Personne ne vous l’apprend : être titulaire d’officine, c’est jongler avec différentes compétences pour être tout à la fois un professionnel de santé, un chef d’entreprise, un responsable d’équipe et un négociateur commercial. L’accumulation de toutes ces casquettes peut parfois fatiguer au-delà du raisonnable, comme l’a révélé l’enquête réalisée fin 2017 par l’association Soins aux professionnels de santé (SPS). Elle a mis en évidence une double fragilité chez les pharmaciens libéraux : l’épuisement professionnel associé à l’impossibilité de faire part de ses difficultés à autrui. Cette « solitude du chef » est souvent la résultante d’une organisation pyramidale au sein de l’entreprise, qui fait peser l’ensemble des responsabilités sur le sommet de l’édifice et contribue à le fragiliser. C’est en partant de ce constat que se sont petit à petit développées de nouvelles formes de management, plus souples, plus réactives et au final plus efficaces. L’holacratie en est aujourd’hui le fer de lance.
Autonomisation
Pour Bernard Marie Chiquet, fondateur d’IGI Partners qui a importé en France ce concept né aux États-Unis en 2001, l’holacratie est « une nouvelle pratique sociale pour les organisations basée sur le principe que c’est celui qui sait qui fait ». Ce n’est pas à proprement parler un modèle clé en main, mais « un outils d’aide à la responsabilisation et à la coopération entre tous les collaborateurs ». Avec ce nouveau mode d’organisation, le principe du manager qui distribue des tâches à ses collaborateurs est remplacé par celui d’autonomisation des individus : exit la notion d’organigramme figé ou de fiches de postes qui finissent par ne plus correspondre à la réalité des tâches effectuées. L’objectif de l’holacratie est d’apporter des solutions concrètes aux maux les plus fréquents qui minent le fonctionnement des organisations professionnelles : jeux de pouvoir, manque de performance, de transparence et de réactivité, déperdition de temps, stress, mal-être, désengagement des salariés…

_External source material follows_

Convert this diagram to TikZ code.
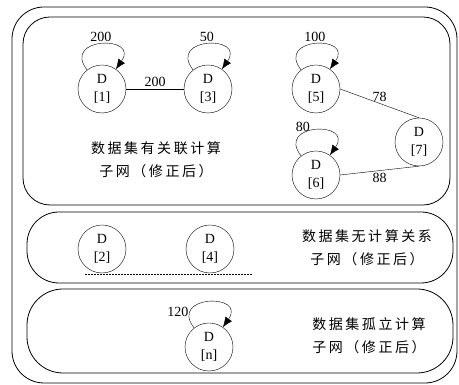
\documentclass[tikz,border=0pt]{standalone}
\usepackage{fontspec}
\setmainfont{Liberation Serif}
\newfontfamily\cjk[LetterSpace=18]{Noto Sans CJK SC}
\usetikzlibrary{arrows.meta, positioning}

\begin{document}
\begin{tikzpicture}[
    x=1pt, y=1pt,
    dnode/.style={draw, circle, minimum size=48pt, inner sep=0pt, align=center, font=\fontsize{14}{18}\selectfont},
    wt/.style={font=\fontsize{14}{16}\selectfont, inner sep=2pt},
    txt/.style={align=center, font=\fontsize{14}{23}\selectfont\cjk},
    grp/.style={draw, line width=0.8pt},
    selfloop/.style={-{Latex[length=10pt,width=8pt]}, out=128, in=55, distance=42pt},
    sep/.style={dash pattern=on 2pt off 1pt}
]
\useasboundingbox (0,0) rectangle (459,385);

% sub-net frames
\draw[grp, rounded corners=32pt] (12,378) rectangle (457,2);
\draw[grp, rounded corners=27pt] (23,368) rectangle (450,180);
\draw[grp, rounded corners=32pt] (27,173) rectangle (453,102);
\draw[grp, rounded corners=36pt] (27,96) rectangle (453,12);

% related sub-net
\node[dnode] (d1) at (102,296) {D\\{[1]}};
\node[dnode] (d3) at (208,296) {D\\{[3]}};
\node[dnode] (d5) at (316,296) {D\\{[5]}};
\node[dnode] (d6) at (316,210) {D\\{[6]}};
\node[dnode] (d7) at (419,243) {D\\{[7]}};
\node[txt] (t1) at (156,225) {数据集有关联计算\\子网（修正后）};

% unrelated sub-net
\node[dnode] (d2) at (102,136) {D\\{[2]}};
\node[dnode] (d4) at (210,136) {D\\{[4]}};
\coordinate (s1) at (85,111);
\coordinate (s2) at (252,111);
\node[txt] (t2) at (367,137) {数据集无计算关系\\子网（修正后）};

% isolated sub-net
\node[dnode] (dn) at (209,38) {D\\{[n]}};
\node[txt] (t3) at (369,49) {数据集孤立计算\\子网（修正后）};

\draw[selfloop] (d1) to node[wt, above] (w11) {200} (d1);
\draw[selfloop] (d3) to node[wt, above] (w33) {50} (d3);
\draw[selfloop] (d5) to node[wt, above] (w55) {100} (d5);
\draw[selfloop] (d6) to node[wt, above=-4pt, xshift=-12pt] (w66) {80} (d6);
\draw[selfloop] (dn) to node[wt, pos=0.2, left, inner sep=1pt] (wnn) {120} (dn);

\draw (d1) -- node[wt, above] (w13) {200} (d3);
\draw (d5.east) -- node[wt, above] (w57) {78} (d7.north);
\draw (d6.east) -- node[wt, below] (w67) {88} (d7.south);
\draw[sep] (s1) -- (s2);
\end{tikzpicture}
\end{document}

Des gains à tous les niveaux
Si le passage d'un mode de management classique à l'holacratie constitue bien « un gros changement impliquant une réelle motivation de toutes les parties prenantes », Bernard Marie Chiquet est persuadé qu'il s’agit d’une « alternative concrète à un système managérial qui a atteint ses limites et qui est probablement obsolescent dans pas mal de secteurs d’activité ». Ce qu’il qualifie de « règne de l’explicite » apte à faire « diminuer significativement les tensions et le nombre de conflits interpersonnels » promet également de faire gagner à l’entreprise « en capacité d’adaptation, clarté, rigueur et efficacité ». Sa productivité et sa profitabilité s’en trouvent de fait rapidement augmentées.
Essayer avant d’adopter
La modification de réflexes hiérarchiques souvent profondément ancrés implique une phase d’adaptation qui peut s’avérer plus ou moins longue. Quoi qu’il en soit, Bernard Marie Chiquet explique qu’« il n’est pas nécessaire de passer par une phase de diagnostic » mais qu’il faut directement « entrer dans la pratique » pour comprendre dans les faits de quoi il retourne. Après un séminaire de deux jours de mise en situation, les responsables de l’entreprise sont alors à même de savoir s’ils souhaitent continuer l’accompagnement en basculant sur une phase de formation, de création de compétences spécifiques et d’adaptation des outils. Ces étapes s’étalent sur une période qui ne dépasse généralement pas cinq semaines à l’issue de laquelle est adoptée « une constitution » qui regroupe l’ensemble des « règles du jeu » et constitue l’outil de référence de l’entreprise. Considérée par celui qui est son plus grand spécialiste en France comme particulièrement adaptée aux préoccupations de tout « patron fatigué qui aimerait que ses salariés prennent plus de responsabilités pour, notamment, ne plus avoir à supporter seul la pression », l’holacratie a donc tout pour séduire les titulaires d’officine qui ne manqueront pas de se retrouver dans ce profil.